Who could guess keeping open Capulin Snow Play Area, designed in the 1970s for kids and adults to tube and sled in winter, would be so tricky?
In the past few years, the outdoor space lush with evergreens stayed closed for a blizzard of reasons: There’s the lack of snow for one thing, but there’s so much more.
Like the fact the staff at Sandia Ranger District is too small to oversee it and can’t raise money for more staffing – $3 a car is all they can charge.
Plus, the district doesn’t have much of a budget to plow the parking area or groom the three sledding and tubing trails.
Requests for proposals went out in 2012 and 2013, seeking private companies who could install their own facilities and run the play area themselves. The company would share a percentage of the profits with the ranger district, as has been done at the nearby Sandia Peak Ski Area.
But not a single bid came in.
Add that all together and you get three awfully lush, but awfully lonely, tubing trails eight miles up Sandia Crest National Scenic Byway.
“Welcome to our world!’ joked Cid Morgan, District Ranger of the Sandia Ranger District, during a recent visit to the trails.
Undaunted by the challenges, she and her team have come up with an idea that, given the right conditions, will allow the play area’s gates to swing open in January 2015 for two three-day holiday weekends, with volunteers in the place of paid staff.
The plan is to recruit a team of volunteers, 25 the ideal number. Then they’ll train them to run the place, six people at a time, for full-day shifts from 10:30 a.m. until 4:30 p.m., with breaks.
“The goal is through those weekends, to build volunteer capacity to help operate it … the overall goal is to build an engaged public to come out and help supervise the slopes,” said Bob Heiar, a recreation staff officer temporarily on another assignment.
A two-lane road leads to the play area, which has more than 100 parking spots. From there, a few unpaved walkways lead to three trails. The first is a bunny slope surrounded by fencing and intended only for children. The two others, a little farther up the path, are for older people.
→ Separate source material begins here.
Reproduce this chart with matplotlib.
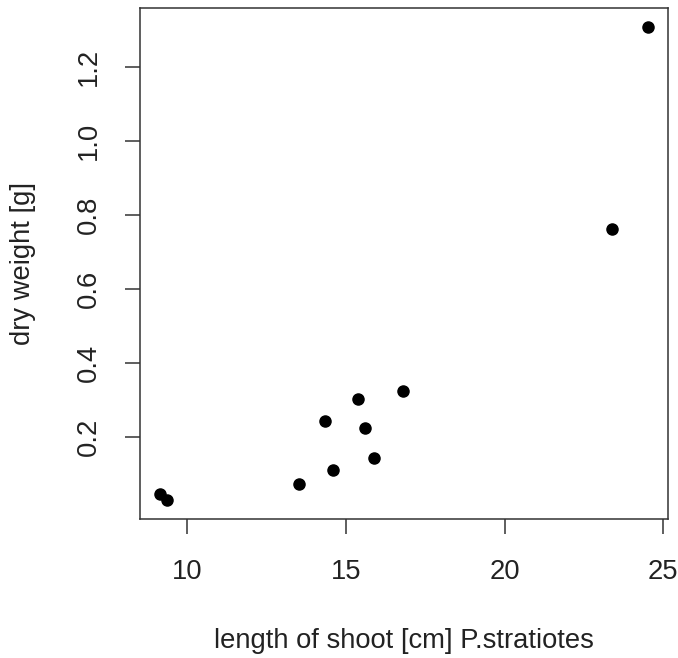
import matplotlib
matplotlib.use("Agg")
import matplotlib.pyplot as plt

# shoot length [cm] and dry weight [g], P. stratiotes
length_cm = [9.12, 9.35, 13.50, 14.33, 14.60, 15.38, 15.61, 15.88, 16.78, 23.38, 24.53]
dry_weight = [0.046, 0.031, 0.074, 0.244, 0.112, 0.302, 0.226, 0.145, 0.325, 0.761, 1.306]

x_ticks = [10, 15, 20, 25]
y_ticks = [0.2, 0.4, 0.6, 0.8, 1.0, 1.2]

plt.rcParams['font.family'] = ['Liberation Sans', 'DejaVu Sans']

fig = plt.figure(figsize=(6.78, 6.58), dpi=100)
ax = fig.add_axes([140 / 678, 1 - 518.7 / 658, 528 / 678, (518.7 - 8.4) / 658])

ax.plot(length_cm, dry_weight, 'o', color='black', markersize=8)

# R-style 4% padding on both axes
xr = max(length_cm) - min(length_cm)
yr = max(dry_weight) - min(dry_weight)
ax.set_xlim(min(length_cm) - 0.04 * xr, max(length_cm) + 0.04 * xr)
ax.set_ylim(min(dry_weight) - 0.04 * yr, max(dry_weight) + 0.04 * yr)

ax.set_xticks(x_ticks)
ax.set_xticklabels([str(t) for t in x_ticks])
ax.set_yticks(y_ticks)
ax.set_yticklabels([f"{t:.1f}" for t in y_ticks], rotation=90, va='center')

for sp in ax.spines.values():
    sp.set_color('#333333')
    sp.set_linewidth(1.1)
ax.tick_params(length=11, width=1.1, color='#333333', labelsize=19.7,
               labelcolor='#222222')
ax.tick_params(axis='x', pad=18)
ax.tick_params(axis='y', pad=16.5)

ax.set_xlabel("length of shoot [cm] P.stratiotes", fontsize=19.7, color='#222222', labelpad=31)
ax.set_ylabel("dry weight [g]", fontsize=19.7, color='#222222', labelpad=29)

fig.savefig("out.png", dpi=100)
They were designed with inclines between 20 and 25 degrees and are about 100 yards long.
The popular recreation area was built in 1978 for $500,000 and first opened in 1979. It was built by the Cibola National Forest Service under contract. The Forest Service then ran it in a kind of hands-off manner, opening it and maintaining it, but allowing visitors to recreate at their own risk. They found that visitors were breaking limbs and bumping into each other a lot, because unlike with other winter sports, there’s no way to stop or steer a sled or tube.
So they began to oversee it more aggressively with staff members on site at all times, and the staff noticed that injuries promptly declined.
Morgan, an outdoorsy looking woman wearing finger-less gloves whose duties as ranger actually keep her inside a lot, knows well the challenges to reopening the play area, which has been closed since the 2011-12 winter season.
The volunteers would have to be trained in all tasks, according to Recreation Staff Officer Kerry Wood. Those include greeting people as they arrive; making sure sledders and tubers don’t collide on the slopes; keeping the slopes groomed; keeping the bathrooms clean; overseeing the parking area; and floating from one task to another to give volunteers a break when they get cold or hungry.
Weather permitting, and pending successful recruitment, the play area will be open for Martin Luther King Day weekend, and again for Presidents Day weekend, he said.
“So far, on the list, I have 19 individual volunteers who are interested,” Antonio Garcia, volunteer coordinator for the Sandia Ranger District, said Thursday.
Additionally, the Rocky Mountain Youth Corps will volunteer over Martin Luther King Day weekend. Volunteers signed up during a November community meeting in a Sandia Park community center held to seek neighbors’ input into reopening Capulin.
Volunteers will get trained later this month in the duty areas, and they will have to sign a written agreement with the ranger district, Garcia said.
One potential volunteer is Susan Moll, who was about to hike a trail in the crest this week when she saw a staffer and asked how to sign up for a few shifts. Her motivation, she said later: “I have ridden horses and hiked in the mountains for years, and I thought it was time to pay it forward.”
The ranger district has also solicited the help of Talking Talons Youth Leadership Inc., an East Mountains nonprofit organization that has a program called “More Kids in the Winter Woods,” which focuses on getting young people involved with winter outdoor activities. It received a $20,000 grant from the ranger district to provide recommendations for ways to reopen Capulin.
The organization has been holding community meetings and has already sent volunteers to the site to fell dead trees. Their recommendations are expected in the spring.
Regardless of the recommendations, snowfall, or the lack of it, is out of everyone’s control.
“Last year,” recalled Wood, “there was snow in December and it didn’t snow after that.” About a foot needs to be on the ground so there’s enough, and if it gets too warm the snow gets muddy. Snow must also be cleared from the road leading up to Capulin. “It’s the last priority,” Morgan said, with clearing I-40 and other more trafficked roadways taking higher priority.
Still, everyone hopes conditions – weather and volunteers alike – will allow for some action on the slopes this winter. But, as Wood notes, “there’s only so much we can do.”